Coronavirus and Jobs: More Bad American Weekly News, But…

The beat goes on…

The United States has a new peer group of countries, which is Colombia, Bolivia, Brazil, South Africa, Kyrgyzstan, and Oman.  They were the only others with a rate of over 14 new Covid-19 infections last week per 100,000 population.  Here is the map as it appeared in the Thursday New York Times:

The Bahamas, in the face of a 50% case increase blamed on American tourists not wearing masks or practicing social distancing, rolled back their willingness to allow them.

The major league baseball mini-season started yesterday, and I give them an even chance of completing all 60 pre-playoff games. 

We achieved our 18th straight week of over 1 million unemployment claims, with 1.4 million.
Moving on from there to our national financial and trade situation, we have Ben Casselman and Jim Tankersley’s “How to Save a Half-Open Economy” in the July 17th New York Times.  We’ve heard plenty from those two over the years, and what they published here was a cut clearer and more thoughtful than most other pieces on this subject.  They recommended five general things.

The first, “prioritize public health,” included “the economy cannot recover until the virus is in check,” obvious to half the population, and matched my recent observation that if we try to bring back businesses prematurely, we will get neither economic nor pandemic success.  The authors meant making public health the top priority.  Taking short-term pain here has always been better than prolonging it, and for examples we need look only at the seven northeasternmost states. 

Second, “extend unemployment benefits.”  As Casselman and Tankersley pointed out, such payments “are serving three purposes” by keeping people away from workplaces to serve their first recommendation, allowing them to stay afloat, and helping the economy by providing money likely to be spent and circulate.  We may not need to maintain $600 per week, with $400 possibly nearly as effective, but with OSHA nowhere in sight it is blithe to suggest that people be encouraged to go back to jobs with doubtful or worse safety.

Third, “spend what it takes to reopen schools safely.”  Well, four out of five ain’t bad.  I still think that, advantages acknowledged, we have no business opening in-person elementary and middle schools this fall, if only because children cannot be expected to be disciplined about following social distancing, Plexiglas shields notwithstanding.  (I assure you that my third-grade self would not have behaved himself any more with that than he did with less life-preserving rules, which wasn’t much.)  We would do better to defer to the authors’ first rule above.

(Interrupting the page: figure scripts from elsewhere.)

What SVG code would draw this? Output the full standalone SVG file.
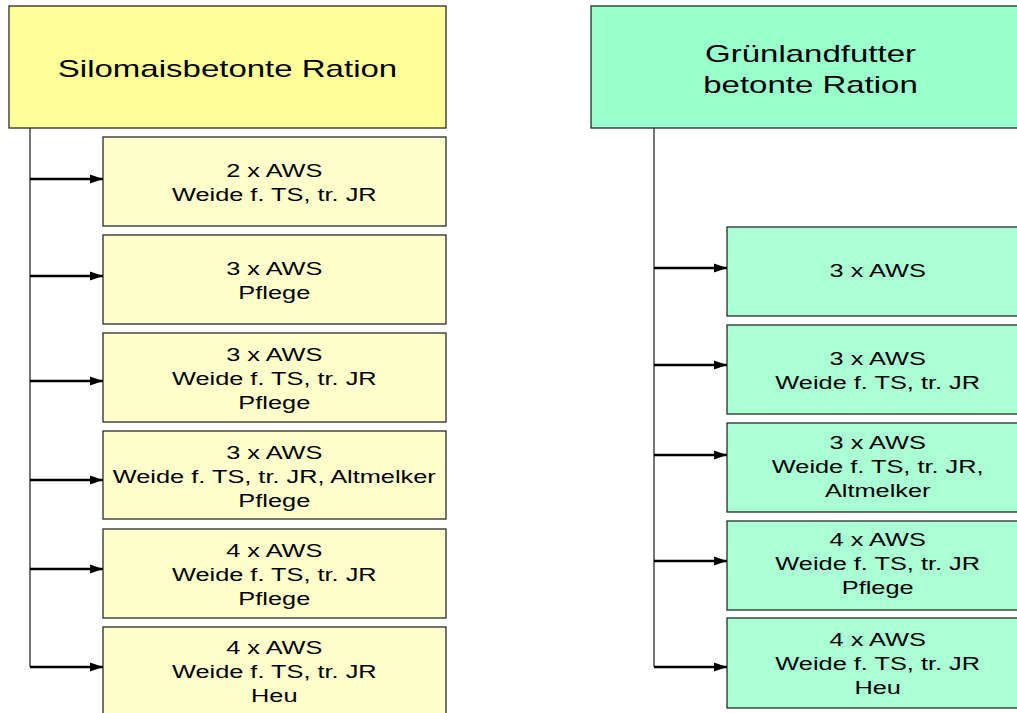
<svg xmlns="http://www.w3.org/2000/svg" width="1017" height="713" viewBox="0 0 1017 713">
  <style>
    .box { stroke: #2a2a2a; stroke-width: 1.3; }
    .hdr-y { fill: #FFFF99; }
    .kid-y { fill: #FFFFCC; }
    .hdr-g { fill: #99FFCC; }
    .kid-g { fill: #AAFFD5; }
    text { font-family: "Liberation Sans", Arial, sans-serif; fill: #000; text-anchor: middle; }
    .h { font-size: 23px; }
    .k { font-size: 19px; }
    .trunk { stroke: #3a3a3a; stroke-width: 1.4; fill: none; }
    .arrow { stroke: #000; stroke-width: 2.3; fill: none; marker-end: url(#head); }
  </style>
  <defs>
    <marker id="head" markerUnits="userSpaceOnUse" markerWidth="13" markerHeight="11" refX="13" refY="5.5" orient="auto">
      <path d="M0,1 L13,5.5 L0,10 Z" fill="#000"/>
    </marker>
  </defs>
  <rect width="1017" height="713" fill="#fff"/>

  <!-- connectors -->
  <g id="connectors">
    <path class="trunk" d="M30,128 V667"/>
    <path class="arrow" d="M30,179 H103"/>
    <path class="arrow" d="M30,276 H103"/>
    <path class="arrow" d="M30,381 H103"/>
    <path class="arrow" d="M30,480 H103"/>
    <path class="arrow" d="M30,569 H103"/>
    <path class="arrow" d="M30,667 H103"/>
    <path class="trunk" d="M654,128 V667"/>
    <path class="arrow" d="M654,268 H727"/>
    <path class="arrow" d="M654,365 H727"/>
    <path class="arrow" d="M654,455 H727"/>
    <path class="arrow" d="M654,561 H727"/>
    <path class="arrow" d="M654,667 H727"/>
  </g>

  <!-- silage maize column -->
  <g id="silomais">
    <rect class="box hdr-y" x="9" y="6" width="437" height="122"/>
    <text class="h" transform="translate(227.5,77.3) scale(1.435,1)" x="0" y="0">Silomaisbetonte Ration</text>
  </g>
  <g id="s1">
    <rect class="box kid-y" x="103" y="137" width="343" height="89"/>
    <text class="k" transform="translate(274.3,0) scale(1.335,1)"><tspan x="0" y="177">2 x AWS</tspan><tspan x="0" y="201">Weide f. TS, tr. JR</tspan></text>
  </g>
  <g id="s2">
    <rect class="box kid-y" x="103" y="235" width="343" height="89"/>
    <text class="k" transform="translate(274.3,0) scale(1.335,1)"><tspan x="0" y="275">3 x AWS</tspan><tspan x="0" y="299">Pflege</tspan></text>
  </g>
  <g id="s3">
    <rect class="box kid-y" x="103" y="333" width="343" height="89"/>
    <text class="k" transform="translate(274.3,0) scale(1.335,1)"><tspan x="0" y="361">3 x AWS</tspan><tspan x="0" y="385">Weide f. TS, tr. JR</tspan><tspan x="0" y="409">Pflege</tspan></text>
  </g>
  <g id="s4">
    <rect class="box kid-y" x="103" y="431" width="343" height="88"/>
    <text class="k" transform="translate(274.3,0) scale(1.335,1)"><tspan x="0" y="459">3 x AWS</tspan><tspan x="0" y="483">Weide f. TS, tr. JR, Altmelker</tspan><tspan x="0" y="507">Pflege</tspan></text>
  </g>
  <g id="s5">
    <rect class="box kid-y" x="103" y="529" width="343" height="89"/>
    <text class="k" transform="translate(274.3,0) scale(1.335,1)"><tspan x="0" y="557">4 x AWS</tspan><tspan x="0" y="581">Weide f. TS, tr. JR</tspan><tspan x="0" y="605">Pflege</tspan></text>
  </g>
  <g id="s6">
    <rect class="box kid-y" x="103" y="627" width="343" height="90"/>
    <text class="k" transform="translate(274.3,0) scale(1.335,1)"><tspan x="0" y="654">4 x AWS</tspan><tspan x="0" y="678">Weide f. TS, tr. JR</tspan><tspan x="0" y="702">Heu</tspan></text>
  </g>

  <!-- grassland column -->
  <g id="gruenland">
    <rect class="box hdr-g" x="591" y="6" width="439" height="122"/>
    <text class="h" transform="translate(810.5,0) scale(1.435,1)"><tspan x="0" y="61.7">Grünlandfutter</tspan><tspan x="0" y="93.3">betonte Ration</tspan></text>
  </g>
  <g id="g1">
    <rect class="box kid-g" x="727" y="227" width="302" height="89"/>
    <text class="k" transform="translate(877.7,0) scale(1.335,1)"><tspan x="0" y="277">3 x AWS</tspan></text>
  </g>
  <g id="g2">
    <rect class="box kid-g" x="727" y="325" width="302" height="89"/>
    <text class="k" transform="translate(877.7,0) scale(1.335,1)"><tspan x="0" y="365">3 x AWS</tspan><tspan x="0" y="389">Weide f. TS, tr. JR</tspan></text>
  </g>
  <g id="g3">
    <rect class="box kid-g" x="727" y="423" width="302" height="89"/>
    <text class="k" transform="translate(877.7,0) scale(1.335,1)"><tspan x="0" y="449.5">3 x AWS</tspan><tspan x="0" y="473.5">Weide f. TS, tr. JR,</tspan><tspan x="0" y="497.5">Altmelker</tspan></text>
  </g>
  <g id="g4">
    <rect class="box kid-g" x="727" y="521" width="302" height="89"/>
    <text class="k" transform="translate(877.7,0) scale(1.335,1)"><tspan x="0" y="546">4 x AWS</tspan><tspan x="0" y="570">Weide f. TS, tr. JR</tspan><tspan x="0" y="594">Pflege</tspan></text>
  </g>
  <g id="g5">
    <rect class="box kid-g" x="727" y="618" width="302" height="90"/>
    <text class="k" transform="translate(877.7,0) scale(1.335,1)"><tspan x="0" y="646">4 x AWS</tspan><tspan x="0" y="670">Weide f. TS, tr. JR</tspan><tspan x="0" y="694">Heu</tspan></text>
  </g>
</svg>
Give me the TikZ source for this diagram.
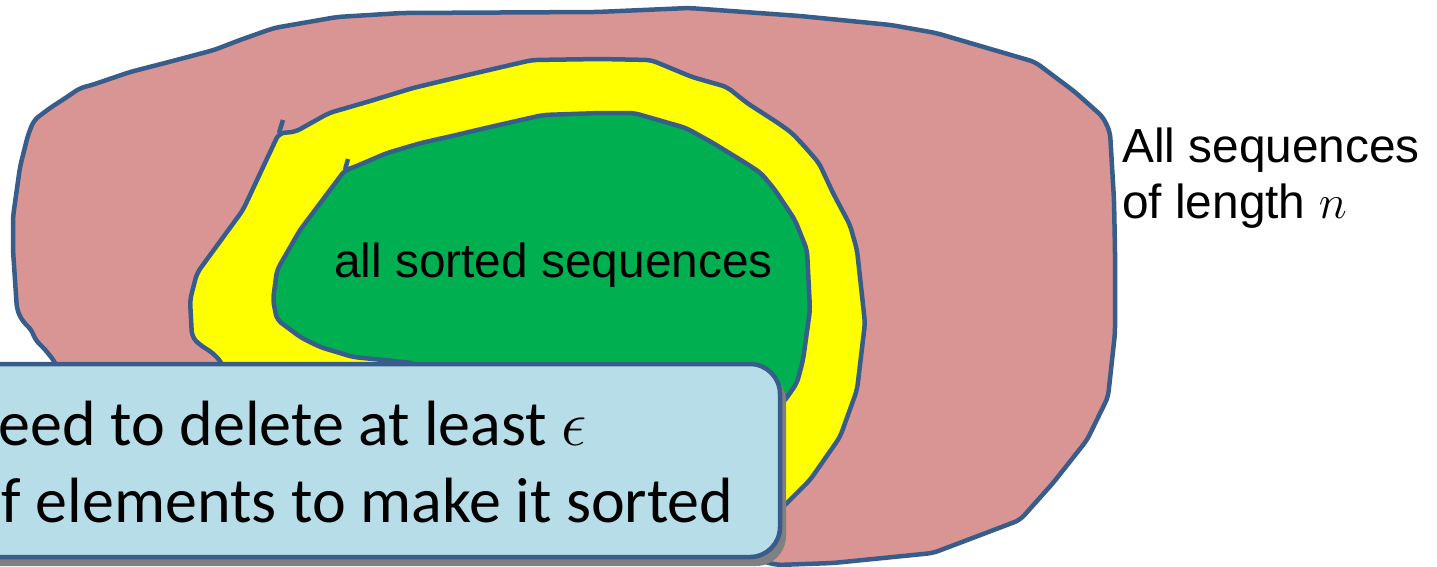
\RequirePackage{fix-cm}
\documentclass[tikz,border=0pt]{standalone}
\usepackage{fontspec}
\newfontfamily\arialf{Liberation Sans}
\newfontfamily\calibrif{Carlito}
\definecolor{outl}{RGB}{56,93,138}
\definecolor{pinkf}{RGB}{217,149,148}
\definecolor{yellowf}{RGB}{255,255,0}
\definecolor{greenf}{RGB}{0,176,80}
\definecolor{boxf}{RGB}{183,221,232}
\tikzset{
  blob/.style={draw=outl, line width=4.5pt, line join=round, rounded corners=6pt},
  tick/.style={draw=outl, line width=4.5pt},
  arialtxt/.style={inner sep=0pt, anchor=base west, font=\arialf\fontsize{47.8}{55}\selectfont},
  calltxt/.style={inner sep=0pt, anchor=base west, font=\calibrif\fontsize{64}{77}\selectfont},
}
\begin{document}
\begin{tikzpicture}[x=1pt,y=-1pt]
\useasboundingbox (0,0) rectangle (1437,566);
\clip (0,0) rectangle (1437,566);
% outer pink blob
\path[blob, fill=pinkf] (20,167) -- (28,135) -- (34,120) -- (50,108) -- (67,97) -- (80,88) -- (92,85)
  -- (130,72) -- (165,63) -- (214,50) -- (240,40) -- (274,28) -- (337,17) -- (402,13) -- (597,12)
  -- (689,8) -- (800,16) -- (891,25) -- (936,33) -- (1035,62) -- (1075,92) -- (1103,117) -- (1110,132)
  -- (1114,200) -- (1115,250) -- (1115,333) -- (1108,397) -- (1087,440) -- (1053,483) -- (1020,520)
  -- (933,553) -- (833,563) -- (777,565) -- (700,545) -- (80,420) -- (55,362) -- (43,347) -- (35,340)
  -- (32,330) -- (23,322) -- (17,310) -- (13,250) -- (13,217) -- cycle;
% yellow blob
\path[blob, fill=yellowf] (279,133) -- (295,132) -- (329,113) -- (367,102) -- (413,88) -- (459,77)
  -- (532,60) -- (600,59) -- (651,60) -- (692,77) -- (727,87) -- (747,103) -- (778,123) -- (792,133)
  -- (805,147) -- (819,163) -- (833,193) -- (850,225) -- (857,250) -- (865,323) -- (857,390)
  -- (840,437) -- (810,480) -- (783,507) -- (740,520) -- (240,420) -- (222,363) -- (213,353)
  -- (200,345) -- (192,337) -- (190,300) -- (197,273) -- (243,210) -- cycle;
\path[tick] (279,133) -- (283,120);
% green blob
\path[blob, fill=greenf] (345,170) -- (352,168) -- (387,153) -- (421,143) -- (452,136) -- (490,127)
  -- (543,115) -- (600,113) -- (634,113) -- (686,128) -- (713,143) -- (744,162) -- (761,173)
  -- (775,190) -- (795,220) -- (807,250) -- (810,310) -- (803,360) -- (797,383) -- (783,403)
  -- (700,430) -- (450,390) -- (413,363) -- (353,357) -- (320,347) -- (300,337) -- (287,327)
  -- (277,320) -- (273,300) -- (277,270) -- (300,230) -- cycle;
\path[tick] (345,170) -- (348,159);
\node[arialtxt] (sorted) at (334,277) {all sorted sequences};
% callout
\fill[black!50, rounded corners=30pt] (-40,371) rectangle (786,566);
\path[draw=outl, line width=4.5pt, fill=boxf, rounded corners=30pt] (-40,364) rectangle (780,557);
\node[calltxt] (l1) at (-35,445) {need to delete at least $\epsilon$};
\node[calltxt] (l2) at (-32,522) {of elements to make it sorted};
% right label
\node[arialtxt] (all1) at (1122,162) {All sequences};
\node[arialtxt] (all2) at (1122,218) {of length $n$};
\end{tikzpicture}
\end{document}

Fourth, “keep businesses alive.”  Casselman and Tankersley put into print something that hasn’t been there enough, that it is the small enterprises, not large corporate ones with more money and more borrowing power, which need our help now.  The owners may be sustained with other programs, but their ventures may otherwise be erased, as their rents or mortgages and additional expenses simply cannot be made without a full number of customers.  As well, as economist David Wilcox put it, paraphrased by the authors, “the government has effectively forced business owners to take a hit… so it should help them survive.” 

Fifth, “provide some certainty.”  That would call for congressional planning and interparty cooperation, in letting people and small firms know what they can expect for a year or more, without looming questions such as this week’s about whether federal jobless payments will continue. 

That brings us to the good side of this week’s events.  Although we are lacking any formal announcement, except for China saying they expected one to be available by year’s end, news media scuttlebutt has it that we are getting close to having a vaccine developed.  Trials in three different Western labs have apparently gone very well, and articles have mentioned the need for sufficient funding and glass containers.  Based on the admittedly vague things I have seen, I call us a favorite to have widespread vaccine implementation by the end of the first quarter.  In the scheme of things, that will arrive before we know it.  Then we will be rescued.  If that fails to materialize, we can take heart about another probable pandemic-easing outcome – per, Donald Trump is now a 29 to 20 reelection underdog. 

Yes, likely something good will happen.  In the meantime, you know the drill – wear a mask and stay six feet away from others.